PepsiCo Gets Doubly Litigious with FCB

05 November 2001

The judge presiding over Cook County Circuit Court in Chicago upheld a plea from PepsiCo that its trade secrets were being jeopardized by talks between its former agency Foote Cone & Belding, Chicago, and arch-rival Coca-Cola [WAMN: 30-Oct-01].

In the wake of losing Pepsi’s $350 million account [WAMN: 24-Sep-01] FCB was set to take on Coke brand Dansani, a head-on competitor with Pepsi’s Aquafina on which FCB had previously worked.

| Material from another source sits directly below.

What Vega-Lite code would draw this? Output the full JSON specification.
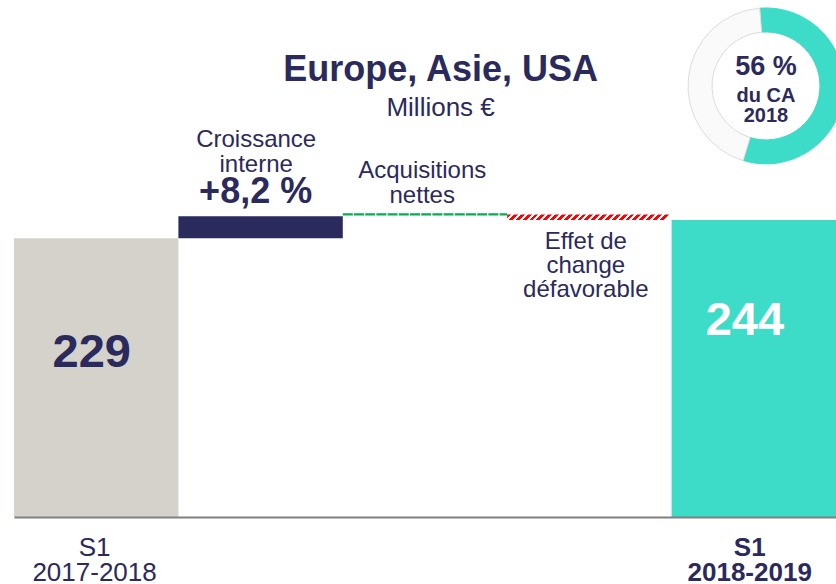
{
  "$schema": "https://vega.github.io/schema/vega-lite/v6.json",
  "width": 822,
  "height": 517,
  "padding": {"left": 14, "top": 0, "right": 0, "bottom": 67},
  "autosize": {"type": "none"},
  "background": "white",
  "config": {"view": {"stroke": null}, "font": "Liberation Sans"},
  "resolve": {"scale": {"color": "independent", "stroke": "independent"}},
  "datasets": {
    "bars": [
      {"cat": "S1 2017-2018", "start": 0, "end": 229, "kind": "total0"},
      {"cat": "Croissance interne", "start": 229, "end": 247.2, "kind": "organic"},
      {"cat": "Acquisitions nettes", "start": 247.2, "end": 248.6, "kind": "acq"},
      {"cat": "Effet de change", "start": 248.6, "end": 244, "kind": "fx"},
      {"cat": "S1 2018-2019", "start": 0, "end": 244, "kind": "total1"}
    ],
    "share": [
      {"part": "Europe, Asie, USA", "pct": 56},
      {"part": "Autres", "pct": 44}
    ],
    "labels": [
      {"id": "title", "lines": ["Europe, Asie, USA"]},
      {"id": "unit", "lines": ["Millions €"]},
      {"id": "organicName", "lines": ["Croissance", "interne"]},
      {"id": "organicPct", "lines": ["+8,2 %"]},
      {"id": "acqName", "lines": ["Acquisitions", "nettes"]},
      {"id": "fxName", "lines": ["Effet de", "change", "défavorable"]},
      {"id": "p0", "lines": ["S1", "2017-2018"]},
      {"id": "p1", "lines": ["S1", "2018-2019"]},
      {"id": "donutPct", "lines": ["56 %"]},
      {"id": "donutSub", "lines": ["du CA", "2018"]}
    ]
  },
  "layer": [
    {
      "data": {"name": "bars"},
      "transform": [{"filter": "datum.kind == 'total0' || datum.kind == 'organic' || datum.kind == 'total1'"}],
      "mark": {"type": "bar"},
      "encoding": {
        "x": {
          "field": "cat", "type": "nominal",
          "scale": {"domain": ["S1 2017-2018", "Croissance interne", "Acquisitions nettes", "Effet de change", "S1 2018-2019"], "paddingInner": 0, "paddingOuter": 0},
          "axis": {"title": null, "labels": false, "ticks": false, "grid": false, "domainColor": "#808080", "domainWidth": 2, "zindex": 1}
        },
        "y": {"field": "start", "type": "quantitative", "scale": {"domain": [0, 424.8], "nice": false, "zero": false}, "axis": null},
        "y2": {"field": "end"},
        "color": {"field": "kind", "type": "nominal", "scale": {"domain": ["total0", "organic", "total1"], "range": ["#d5d2cb", "#2a2a5c", "#3ddcc8"]}, "legend": null}
      }
    },
    {
      "data": {"name": "bars"},
      "transform": [{"filter": "datum.kind == 'fx'"}],
      "mark": {
        "type": "bar",
        "fill": {
          "gradient": "linear", "x1": 0, "y1": 0, "x2": 1, "y2": 0.034,
          "stops": [
            {"offset": 0, "color": "#ff0000"}, {"offset": 0.023, "color": "#ff0000"}, {"offset": 0.023, "color": "#ffffff"}, {"offset": 0.0417, "color": "#ffffff"},
            {"offset": 0.0417, "color": "#ff0000"}, {"offset": 0.0647, "color": "#ff0000"}, {"offset": 0.0647, "color": "#ffffff"}, {"offset": 0.0833, "color": "#ffffff"},
            {"offset": 0.0833, "color": "#ff0000"}, {"offset": 0.1063, "color": "#ff0000"}, {"offset": 0.1063, "color": "#ffffff"}, {"offset": 0.125, "color": "#ffffff"},
            {"offset": 0.125, "color": "#ff0000"}, {"offset": 0.148, "color": "#ff0000"}, {"offset": 0.148, "color": "#ffffff"}, {"offset": 0.1667, "color": "#ffffff"},
            {"offset": 0.1667, "color": "#ff0000"}, {"offset": 0.1897, "color": "#ff0000"}, {"offset": 0.1897, "color": "#ffffff"}, {"offset": 0.2083, "color": "#ffffff"},
            {"offset": 0.2083, "color": "#ff0000"}, {"offset": 0.2313, "color": "#ff0000"}, {"offset": 0.2313, "color": "#ffffff"}, {"offset": 0.25, "color": "#ffffff"},
            {"offset": 0.25, "color": "#ff0000"}, {"offset": 0.273, "color": "#ff0000"}, {"offset": 0.273, "color": "#ffffff"}, {"offset": 0.2917, "color": "#ffffff"},
            {"offset": 0.2917, "color": "#ff0000"}, {"offset": 0.3147, "color": "#ff0000"}, {"offset": 0.3147, "color": "#ffffff"}, {"offset": 0.3333, "color": "#ffffff"},
            {"offset": 0.3333, "color": "#ff0000"}, {"offset": 0.3563, "color": "#ff0000"}, {"offset": 0.3563, "color": "#ffffff"}, {"offset": 0.375, "color": "#ffffff"},
            {"offset": 0.375, "color": "#ff0000"}, {"offset": 0.398, "color": "#ff0000"}, {"offset": 0.398, "color": "#ffffff"}, {"offset": 0.4167, "color": "#ffffff"},
            {"offset": 0.4167, "color": "#ff0000"}, {"offset": 0.4397, "color": "#ff0000"}, {"offset": 0.4397, "color": "#ffffff"}, {"offset": 0.4583, "color": "#ffffff"},
            {"offset": 0.4583, "color": "#ff0000"}, {"offset": 0.4813, "color": "#ff0000"}, {"offset": 0.4813, "color": "#ffffff"}, {"offset": 0.5, "color": "#ffffff"},
            {"offset": 0.5, "color": "#ff0000"}, {"offset": 0.523, "color": "#ff0000"}, {"offset": 0.523, "color": "#ffffff"}, {"offset": 0.5417, "color": "#ffffff"},
            {"offset": 0.5417, "color": "#ff0000"}, {"offset": 0.5647, "color": "#ff0000"}, {"offset": 0.5647, "color": "#ffffff"}, {"offset": 0.5833, "color": "#ffffff"},
            {"offset": 0.5833, "color": "#ff0000"}, {"offset": 0.6063, "color": "#ff0000"}, {"offset": 0.6063, "color": "#ffffff"}, {"offset": 0.625, "color": "#ffffff"},
            {"offset": 0.625, "color": "#ff0000"}, {"offset": 0.648, "color": "#ff0000"}, {"offset": 0.648, "color": "#ffffff"}, {"offset": 0.6667, "color": "#ffffff"},
            {"offset": 0.6667, "color": "#ff0000"}, {"offset": 0.6897, "color": "#ff0000"}, {"offset": 0.6897, "color": "#ffffff"}, {"offset": 0.7083, "color": "#ffffff"},
            {"offset": 0.7083, "color": "#ff0000"}, {"offset": 0.7313, "color": "#ff0000"}, {"offset": 0.7313, "color": "#ffffff"}, {"offset": 0.75, "color": "#ffffff"},
            {"offset": 0.75, "color": "#ff0000"}, {"offset": 0.773, "color": "#ff0000"}, {"offset": 0.773, "color": "#ffffff"}, {"offset": 0.7917, "color": "#ffffff"},
            {"offset": 0.7917, "color": "#ff0000"}, {"offset": 0.8147, "color": "#ff0000"}, {"offset": 0.8147, "color": "#ffffff"}, {"offset": 0.8333, "color": "#ffffff"},
            {"offset": 0.8333, "color": "#ff0000"}, {"offset": 0.8563, "color": "#ff0000"}, {"offset": 0.8563, "color": "#ffffff"}, {"offset": 0.875, "color": "#ffffff"},
            {"offset": 0.875, "color": "#ff0000"}, {"offset": 0.898, "color": "#ff0000"}, {"offset": 0.898, "color": "#ffffff"}, {"offset": 0.9167, "color": "#ffffff"},
            {"offset": 0.9167, "color": "#ff0000"}, {"offset": 0.9397, "color": "#ff0000"}, {"offset": 0.9397, "color": "#ffffff"}, {"offset": 0.9583, "color": "#ffffff"},
            {"offset": 0.9583, "color": "#ff0000"}, {"offset": 0.9813, "color": "#ff0000"}, {"offset": 0.9813, "color": "#ffffff"}, {"offset": 1, "color": "#ffffff"}
          ]
        }
      },
      "encoding": {
        "x": {"field": "cat", "type": "nominal"},
        "y": {"field": "start", "type": "quantitative"},
        "y2": {"field": "end"}
      }
    },
    {
      "data": {"name": "bars"},
      "transform": [{"filter": "datum.kind == 'acq'"}],
      "mark": {"type": "rule", "color": "#00b050", "strokeWidth": 2.2, "strokeDash": [10, 1.2]},
      "encoding": {
        "x": {"field": "cat", "type": "nominal", "bandPosition": 0},
        "x2": {"field": "cat", "bandPosition": 1},
        "y": {"field": "end", "type": "quantitative"}
      }
    },
    {
      "data": {"name": "bars"},
      "transform": [{"filter": "datum.kind == 'total0'"}],
      "mark": {"type": "text", "fontSize": 47, "fontWeight": "bold", "color": "#2a2a5c", "align": "center", "baseline": "alphabetic"},
      "encoding": {
        "x": {"field": "cat", "type": "nominal", "bandPosition": 0.473},
        "y": {"datum": 123.5},
        "text": {"field": "end", "type": "quantitative"}
      }
    },
    {
      "data": {"name": "bars"},
      "transform": [{"filter": "datum.kind == 'total1'"}],
      "mark": {"type": "text", "fontSize": 47, "fontWeight": "bold", "color": "#ffffff", "align": "center", "baseline": "alphabetic"},
      "encoding": {
        "x": {"field": "cat", "type": "nominal", "bandPosition": 0.446},
        "y": {"datum": 149.5},
        "text": {"field": "end", "type": "quantitative"}
      }
    },
    {
      "data": {"name": "share"},
      "mark": {"type": "arc", "innerRadius": 54, "outerRadius": 78, "strokeWidth": 1},
      "encoding": {
        "x": {"datum": "S1 2018-2019", "bandPosition": 0.574},
        "y": {"datum": 354.2},
        "theta": {"field": "pct", "type": "quantitative", "stack": true, "scale": {"range": [-0.08, 6.2032]}},
        "order": {"field": "pct", "sort": "descending"},
        "color": {"field": "part", "type": "nominal", "scale": {"domain": ["Europe, Asie, USA", "Autres"], "range": ["#3ddcc8", "#fafafa"]}, "legend": null},
        "stroke": {"field": "part", "type": "nominal", "scale": {"domain": ["Europe, Asie, USA", "Autres"], "range": ["#3ddcc8", "#dcdcdc"]}, "legend": null}
      }
    },
    {
      "data": {"name": "labels"},
      "transform": [{"filter": "datum.id == 'title'"}],
      "mark": {"type": "text", "fontSize": 36, "fontWeight": "bold", "color": "#2b2a5c", "align": "center", "baseline": "alphabetic"},
      "encoding": {"x": {"datum": "Acquisitions nettes", "bandPosition": 0.595}, "y": {"datum": 358.3}, "text": {"field": "lines"}}
    },
    {
      "data": {"name": "labels"},
      "transform": [{"filter": "datum.id == 'unit'"}],
      "mark": {"type": "text", "fontSize": 26, "color": "#2b2a5c", "align": "center", "baseline": "alphabetic"},
      "encoding": {"x": {"datum": "Acquisitions nettes", "bandPosition": 0.595}, "y": {"datum": 329.5}, "text": {"field": "lines"}}
    },
    {
      "data": {"name": "labels"},
      "transform": [{"filter": "datum.id == 'organicName'"}],
      "mark": {"type": "text", "fontSize": 24, "lineHeight": 24.5, "color": "#2b2a5c", "align": "center", "baseline": "alphabetic"},
      "encoding": {"x": {"datum": "Croissance interne", "bandPosition": 0.473}, "y": {"datum": 304.0}, "text": {"field": "lines"}}
    },
    {
      "data": {"name": "labels"},
      "transform": [{"filter": "datum.id == 'organicPct'"}],
      "mark": {"type": "text", "fontSize": 36, "fontWeight": "bold", "color": "#2b2a5c", "align": "center", "baseline": "alphabetic"},
      "encoding": {"x": {"datum": "Croissance interne", "bandPosition": 0.47}, "y": {"datum": 258.3}, "text": {"field": "lines"}}
    },
    {
      "data": {"name": "labels"},
      "transform": [{"filter": "datum.id == 'acqName'"}],
      "mark": {"type": "text", "fontSize": 24, "lineHeight": 25, "color": "#2b2a5c", "align": "center", "baseline": "alphabetic"},
      "encoding": {"x": {"datum": "Acquisitions nettes", "bandPosition": 0.483}, "y": {"datum": 278.3}, "text": {"field": "lines"}}
    },
    {
      "data": {"name": "labels"},
      "transform": [{"filter": "datum.id == 'fxName'"}],
      "mark": {"type": "text", "fontSize": 24, "lineHeight": 24, "color": "#2b2a5c", "align": "center", "baseline": "alphabetic"},
      "encoding": {"x": {"datum": "Effet de change", "bandPosition": 0.478}, "y": {"datum": 220.0}, "text": {"field": "lines"}}
    },
    {
      "data": {"name": "labels"},
      "transform": [{"filter": "datum.id == 'p0'"}],
      "mark": {"type": "text", "fontSize": 26, "lineHeight": 25.3, "color": "#2b2a5c", "align": "center", "baseline": "alphabetic"},
      "encoding": {"x": {"datum": "S1 2017-2018", "bandPosition": 0.49}, "y": {"datum": -31.8}, "text": {"field": "lines"}}
    },
    {
      "data": {"name": "labels"},
      "transform": [{"filter": "datum.id == 'p1'"}],
      "mark": {"type": "text", "fontSize": 26, "lineHeight": 25.3, "fontWeight": "bold", "color": "#2b2a5c", "align": "center", "baseline": "alphabetic"},
      "encoding": {"x": {"datum": "S1 2018-2019", "bandPosition": 0.475}, "y": {"datum": -31.8}, "text": {"field": "lines"}}
    },
    {
      "data": {"name": "labels"},
      "transform": [{"filter": "datum.id == 'donutPct'"}],
      "mark": {"type": "text", "fontSize": 27, "fontWeight": "bold", "color": "#2b2a5c", "align": "center", "baseline": "alphabetic"},
      "encoding": {"x": {"datum": "S1 2018-2019", "bandPosition": 0.574}, "y": {"datum": 363.2}, "text": {"field": "lines"}}
    },
    {
      "data": {"name": "labels"},
      "transform": [{"filter": "datum.id == 'donutSub'"}],
      "mark": {"type": "text", "fontSize": 20, "lineHeight": 20, "fontWeight": "bold", "color": "#2b2a5c", "align": "center", "baseline": "alphabetic"},
      "encoding": {"x": {"datum": "S1 2018-2019", "bandPosition": 0.574}, "y": {"datum": 341.3}, "text": {"field": "lines"}}
    }
  ]
}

The court accordingly granted a temporary restraining order on four FCB staffers – all of whom had been closely connected with the Aquafina business – banning them from any contact with Coca-Cola until a full hearing of Pepsi’s injunction is heard later this month or early in December. Other FCB employees, however, are not similarly restrained.

Separately, Pepsi-owned Quaker Oats is getting litigious with FCB over its sports drink Gatorade – now handled by Omnicom’s DDB Worldwide.

FCB, eager to replace the lost Gatorade business, has been in discussion with Coke about another of its brands, competing sports brew Powerade. These conversation, Pepsi argues, endanger the security of Gatorade’s “marketing strategy, confidential and proprietary information”.

According to the lawsuit, FCB's global creative director and chairman of its Chicago office, Jonathan Harries, notified Quaker on October 24 that the Powerade business would be handled from Chicago. Quaker then sought assurances that no FCB employees previously employed on Gatorade would work on the rival brand – a request denied by FCB on grounds that “our internal staffing of assignments remain our prerogative and concern”.

Alleges the lawsuit: “FCB is not acting and will not act in good faith to protect Quaker's trade secrets and confidential information.” It then proceeds to charge the agency with “breach of contract, a violation of the Illinois Trade Secrets Act and breach of fiduciary duty”. In addition to the staff restraints and prohibitions, Quaker also asks for unspecified monetary damages “in excess of $75,000”.

And lest cynics believe it to be motivated solely by matters commercial, Pepsi/Quaker sounds the fanfare of public interest: “The American consumer will be advantaged by strong and fair competition in the sports drink category,” the lawsuit trumpets, “and should not be deprived of that competition.”